- [Supplied information]
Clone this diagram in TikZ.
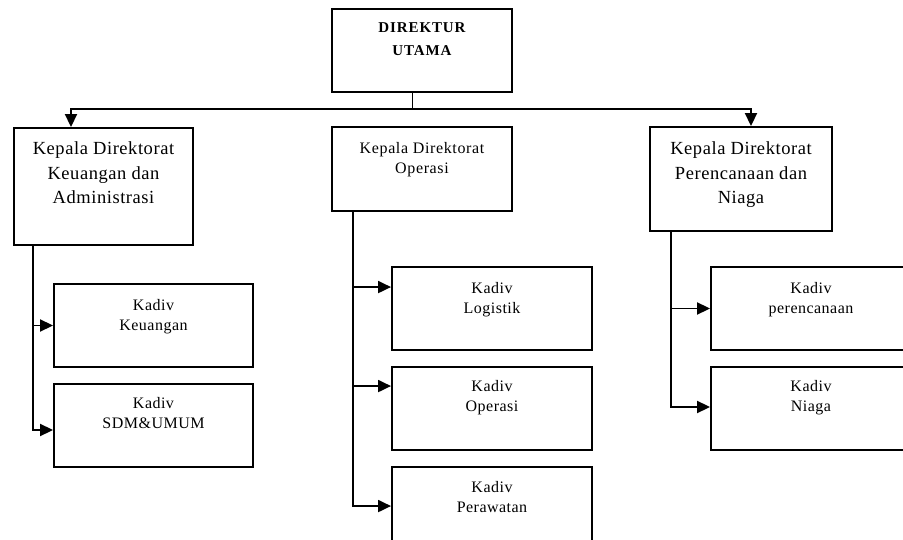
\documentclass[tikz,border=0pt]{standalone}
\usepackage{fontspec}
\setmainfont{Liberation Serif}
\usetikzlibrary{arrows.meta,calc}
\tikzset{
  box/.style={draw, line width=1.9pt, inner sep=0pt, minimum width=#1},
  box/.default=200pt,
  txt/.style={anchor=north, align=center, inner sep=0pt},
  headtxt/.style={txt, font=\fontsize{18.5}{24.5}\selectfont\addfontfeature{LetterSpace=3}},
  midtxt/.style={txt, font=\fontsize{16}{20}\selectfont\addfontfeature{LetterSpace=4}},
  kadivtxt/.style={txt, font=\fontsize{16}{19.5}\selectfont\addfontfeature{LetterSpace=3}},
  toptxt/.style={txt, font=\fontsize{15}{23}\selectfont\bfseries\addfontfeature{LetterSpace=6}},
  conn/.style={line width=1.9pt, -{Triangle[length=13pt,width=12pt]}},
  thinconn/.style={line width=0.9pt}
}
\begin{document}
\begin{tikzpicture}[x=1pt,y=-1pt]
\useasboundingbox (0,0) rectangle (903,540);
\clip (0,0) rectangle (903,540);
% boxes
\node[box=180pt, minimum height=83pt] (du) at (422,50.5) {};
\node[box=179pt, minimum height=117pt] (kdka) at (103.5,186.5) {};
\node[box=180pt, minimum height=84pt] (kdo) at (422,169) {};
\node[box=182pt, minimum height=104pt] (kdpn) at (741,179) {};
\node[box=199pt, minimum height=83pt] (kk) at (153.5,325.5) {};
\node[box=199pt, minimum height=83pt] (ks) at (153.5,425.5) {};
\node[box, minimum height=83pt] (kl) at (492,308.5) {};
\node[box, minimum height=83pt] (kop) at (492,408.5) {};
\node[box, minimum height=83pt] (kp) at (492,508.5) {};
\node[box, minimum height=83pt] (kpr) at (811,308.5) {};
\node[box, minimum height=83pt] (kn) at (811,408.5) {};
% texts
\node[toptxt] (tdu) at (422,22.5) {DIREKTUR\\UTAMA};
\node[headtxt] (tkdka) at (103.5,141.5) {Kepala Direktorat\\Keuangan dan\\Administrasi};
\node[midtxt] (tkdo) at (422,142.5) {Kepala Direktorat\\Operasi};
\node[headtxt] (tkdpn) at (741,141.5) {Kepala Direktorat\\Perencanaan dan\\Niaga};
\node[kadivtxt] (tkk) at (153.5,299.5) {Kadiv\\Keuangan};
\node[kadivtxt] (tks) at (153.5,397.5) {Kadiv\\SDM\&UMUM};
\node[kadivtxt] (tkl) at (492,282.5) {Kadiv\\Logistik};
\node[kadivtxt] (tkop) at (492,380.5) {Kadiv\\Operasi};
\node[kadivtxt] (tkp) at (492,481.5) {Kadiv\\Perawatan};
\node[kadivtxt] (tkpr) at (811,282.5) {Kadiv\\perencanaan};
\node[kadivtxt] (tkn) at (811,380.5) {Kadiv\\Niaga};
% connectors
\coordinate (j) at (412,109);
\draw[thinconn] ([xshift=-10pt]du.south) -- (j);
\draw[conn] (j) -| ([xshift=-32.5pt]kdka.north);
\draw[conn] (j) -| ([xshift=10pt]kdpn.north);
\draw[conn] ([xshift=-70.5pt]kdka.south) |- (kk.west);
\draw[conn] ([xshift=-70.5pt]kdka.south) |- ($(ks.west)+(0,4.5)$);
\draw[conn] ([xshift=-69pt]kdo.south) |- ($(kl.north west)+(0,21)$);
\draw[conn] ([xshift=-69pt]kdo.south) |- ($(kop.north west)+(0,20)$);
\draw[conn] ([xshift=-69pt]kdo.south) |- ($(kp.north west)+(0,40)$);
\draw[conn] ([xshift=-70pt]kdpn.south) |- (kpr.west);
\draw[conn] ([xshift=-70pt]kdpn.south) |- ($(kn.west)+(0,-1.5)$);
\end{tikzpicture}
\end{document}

- [Description of the task] Print the complete listing exactly as it stands, without its pictures.

- [In response]
Clone this diagram in TikZ.
\documentclass[tikz,border=0pt]{standalone}
\usepackage{fontspec}
\setmainfont{Liberation Serif}
\usetikzlibrary{arrows.meta,calc}
\tikzset{
  box/.style={draw, line width=1.9pt, inner sep=0pt, minimum width=#1},
  box/.default=200pt,
  txt/.style={anchor=north, align=center, inner sep=0pt},
  headtxt/.style={txt, font=\fontsize{18.5}{24.5}\selectfont\addfontfeature{LetterSpace=3}},
  midtxt/.style={txt, font=\fontsize{16}{20}\selectfont\addfontfeature{LetterSpace=4}},
  kadivtxt/.style={txt, font=\fontsize{16}{19.5}\selectfont\addfontfeature{LetterSpace=3}},
  toptxt/.style={txt, font=\fontsize{15}{23}\selectfont\bfseries\addfontfeature{LetterSpace=6}},
  conn/.style={line width=1.9pt, -{Triangle[length=13pt,width=12pt]}},
  thinconn/.style={line width=0.9pt}
}
\begin{document}
\begin{tikzpicture}[x=1pt,y=-1pt]
\useasboundingbox (0,0) rectangle (903,540);
\clip (0,0) rectangle (903,540);
% boxes
\node[box=180pt, minimum height=83pt] (du) at (422,50.5) {};
\node[box=179pt, minimum height=117pt] (kdka) at (103.5,186.5) {};
\node[box=180pt, minimum height=84pt] (kdo) at (422,169) {};
\node[box=182pt, minimum height=104pt] (kdpn) at (741,179) {};
\node[box=199pt, minimum height=83pt] (kk) at (153.5,325.5) {};
\node[box=199pt, minimum height=83pt] (ks) at (153.5,425.5) {};
\node[box, minimum height=83pt] (kl) at (492,308.5) {};
\node[box, minimum height=83pt] (kop) at (492,408.5) {};
\node[box, minimum height=83pt] (kp) at (492,508.5) {};
\node[box, minimum height=83pt] (kpr) at (811,308.5) {};
\node[box, minimum height=83pt] (kn) at (811,408.5) {};
% texts
\node[toptxt] (tdu) at (422,22.5) {DIREKTUR\\UTAMA};
\node[headtxt] (tkdka) at (103.5,141.5) {Kepala Direktorat\\Keuangan dan\\Administrasi};
\node[midtxt] (tkdo) at (422,142.5) {Kepala Direktorat\\Operasi};
\node[headtxt] (tkdpn) at (741,141.5) {Kepala Direktorat\\Perencanaan dan\\Niaga};
\node[kadivtxt] (tkk) at (153.5,299.5) {Kadiv\\Keuangan};
\node[kadivtxt] (tks) at (153.5,397.5) {Kadiv\\SDM\&UMUM};
\node[kadivtxt] (tkl) at (492,282.5) {Kadiv\\Logistik};
\node[kadivtxt] (tkop) at (492,380.5) {Kadiv\\Operasi};
\node[kadivtxt] (tkp) at (492,481.5) {Kadiv\\Perawatan};
\node[kadivtxt] (tkpr) at (811,282.5) {Kadiv\\perencanaan};
\node[kadivtxt] (tkn) at (811,380.5) {Kadiv\\Niaga};
% connectors
\coordinate (j) at (412,109);
\draw[thinconn] ([xshift=-10pt]du.south) -- (j);
\draw[conn] (j) -| ([xshift=-32.5pt]kdka.north);
\draw[conn] (j) -| ([xshift=10pt]kdpn.north);
\draw[conn] ([xshift=-70.5pt]kdka.south) |- (kk.west);
\draw[conn] ([xshift=-70.5pt]kdka.south) |- ($(ks.west)+(0,4.5)$);
\draw[conn] ([xshift=-69pt]kdo.south) |- ($(kl.north west)+(0,21)$);
\draw[conn] ([xshift=-69pt]kdo.south) |- ($(kop.north west)+(0,20)$);
\draw[conn] ([xshift=-69pt]kdo.south) |- ($(kp.north west)+(0,40)$);
\draw[conn] ([xshift=-70pt]kdpn.south) |- (kpr.west);
\draw[conn] ([xshift=-70pt]kdpn.south) |- ($(kn.west)+(0,-1.5)$);
\end{tikzpicture}
\end{document}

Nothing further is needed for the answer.